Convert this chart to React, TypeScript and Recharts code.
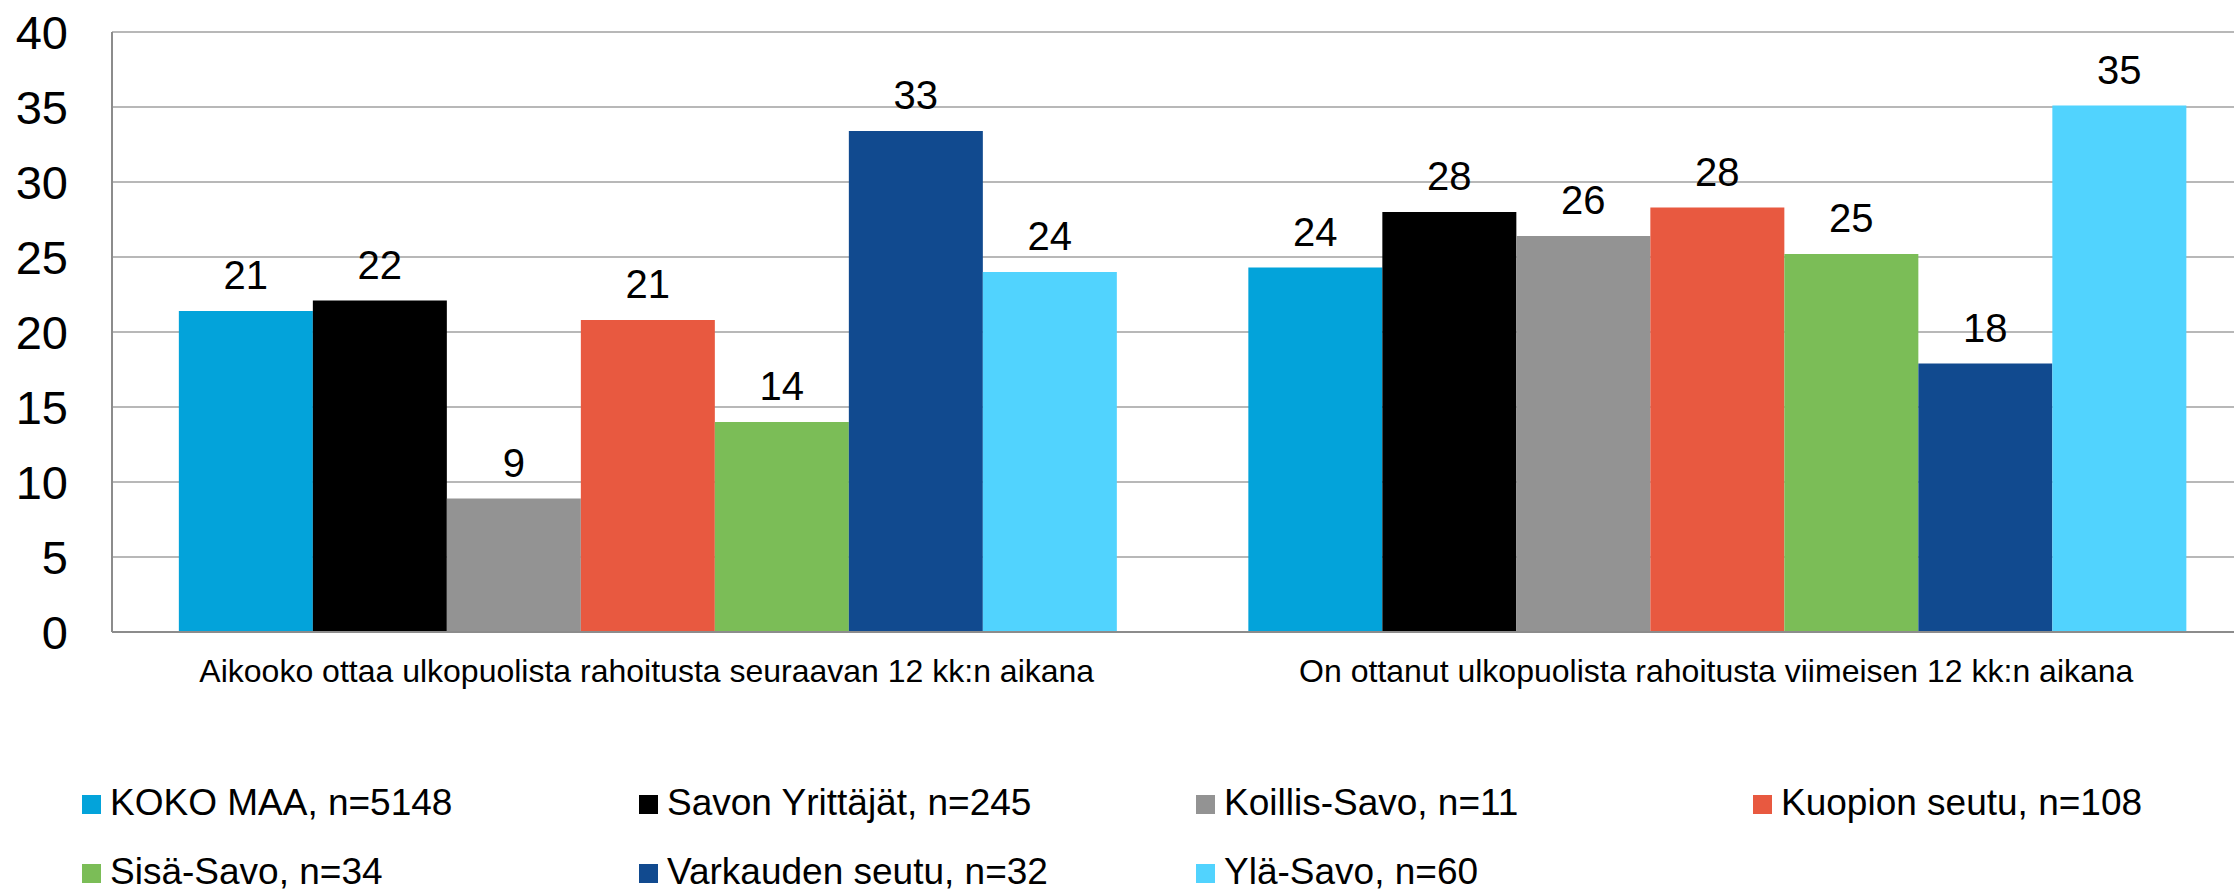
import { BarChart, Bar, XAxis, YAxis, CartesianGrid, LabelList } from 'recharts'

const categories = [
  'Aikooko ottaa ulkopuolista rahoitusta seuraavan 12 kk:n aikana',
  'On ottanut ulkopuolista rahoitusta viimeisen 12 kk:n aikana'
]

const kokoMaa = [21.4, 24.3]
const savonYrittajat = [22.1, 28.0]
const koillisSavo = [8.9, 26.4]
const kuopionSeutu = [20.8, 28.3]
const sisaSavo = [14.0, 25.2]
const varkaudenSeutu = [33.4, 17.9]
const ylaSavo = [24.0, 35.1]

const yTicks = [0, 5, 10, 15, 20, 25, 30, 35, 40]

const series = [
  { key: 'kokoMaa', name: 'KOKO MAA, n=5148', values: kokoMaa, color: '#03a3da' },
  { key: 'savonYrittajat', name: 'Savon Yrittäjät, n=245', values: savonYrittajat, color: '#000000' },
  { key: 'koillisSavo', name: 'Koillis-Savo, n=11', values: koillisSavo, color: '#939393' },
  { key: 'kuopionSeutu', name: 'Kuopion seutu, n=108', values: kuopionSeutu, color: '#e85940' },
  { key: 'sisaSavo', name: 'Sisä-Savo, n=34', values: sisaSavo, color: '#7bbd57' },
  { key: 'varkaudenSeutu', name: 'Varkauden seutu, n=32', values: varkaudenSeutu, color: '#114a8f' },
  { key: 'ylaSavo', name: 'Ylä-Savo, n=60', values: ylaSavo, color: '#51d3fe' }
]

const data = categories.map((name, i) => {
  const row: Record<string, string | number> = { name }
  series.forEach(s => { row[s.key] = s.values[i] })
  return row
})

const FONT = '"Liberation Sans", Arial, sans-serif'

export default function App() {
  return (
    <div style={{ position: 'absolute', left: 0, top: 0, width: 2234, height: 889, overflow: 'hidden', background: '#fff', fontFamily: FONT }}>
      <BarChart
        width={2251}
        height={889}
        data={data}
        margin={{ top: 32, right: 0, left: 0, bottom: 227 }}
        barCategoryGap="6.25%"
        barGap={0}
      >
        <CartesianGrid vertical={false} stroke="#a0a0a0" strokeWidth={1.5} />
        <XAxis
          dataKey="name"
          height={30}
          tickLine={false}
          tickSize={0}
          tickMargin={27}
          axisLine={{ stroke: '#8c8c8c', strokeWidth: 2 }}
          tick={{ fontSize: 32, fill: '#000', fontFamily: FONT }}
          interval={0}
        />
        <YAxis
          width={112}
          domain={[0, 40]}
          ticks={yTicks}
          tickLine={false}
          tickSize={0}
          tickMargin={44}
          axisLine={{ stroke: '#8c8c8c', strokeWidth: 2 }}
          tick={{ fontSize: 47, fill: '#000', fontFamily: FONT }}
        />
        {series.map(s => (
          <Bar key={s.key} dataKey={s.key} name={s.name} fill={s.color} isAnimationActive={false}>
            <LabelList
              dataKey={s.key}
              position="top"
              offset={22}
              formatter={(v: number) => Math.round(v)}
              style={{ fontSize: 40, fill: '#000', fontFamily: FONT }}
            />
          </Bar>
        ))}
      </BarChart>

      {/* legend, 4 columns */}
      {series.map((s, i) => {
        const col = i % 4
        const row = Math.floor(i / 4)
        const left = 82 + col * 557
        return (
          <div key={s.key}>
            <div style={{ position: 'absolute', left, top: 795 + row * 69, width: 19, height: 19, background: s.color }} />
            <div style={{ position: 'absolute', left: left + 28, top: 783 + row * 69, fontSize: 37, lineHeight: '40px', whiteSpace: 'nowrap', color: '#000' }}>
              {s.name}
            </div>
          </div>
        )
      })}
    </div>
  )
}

________________

DO THIS
Pictures stay out. Repeat only the lines from the beginning of the data through the line that has "30, 35, 40]".

IN RESPONSE
Convert this chart to React, TypeScript and Recharts code.
import { BarChart, Bar, XAxis, YAxis, CartesianGrid, LabelList } from 'recharts'

const categories = [
  'Aikooko ottaa ulkopuolista rahoitusta seuraavan 12 kk:n aikana',
  'On ottanut ulkopuolista rahoitusta viimeisen 12 kk:n aikana'
]

const kokoMaa = [21.4, 24.3]
const savonYrittajat = [22.1, 28.0]
const koillisSavo = [8.9, 26.4]
const kuopionSeutu = [20.8, 28.3]
const sisaSavo = [14.0, 25.2]
const varkaudenSeutu = [33.4, 17.9]
const ylaSavo = [24.0, 35.1]

const yTicks = [0, 5, 10, 15, 20, 25, 30, 35, 40]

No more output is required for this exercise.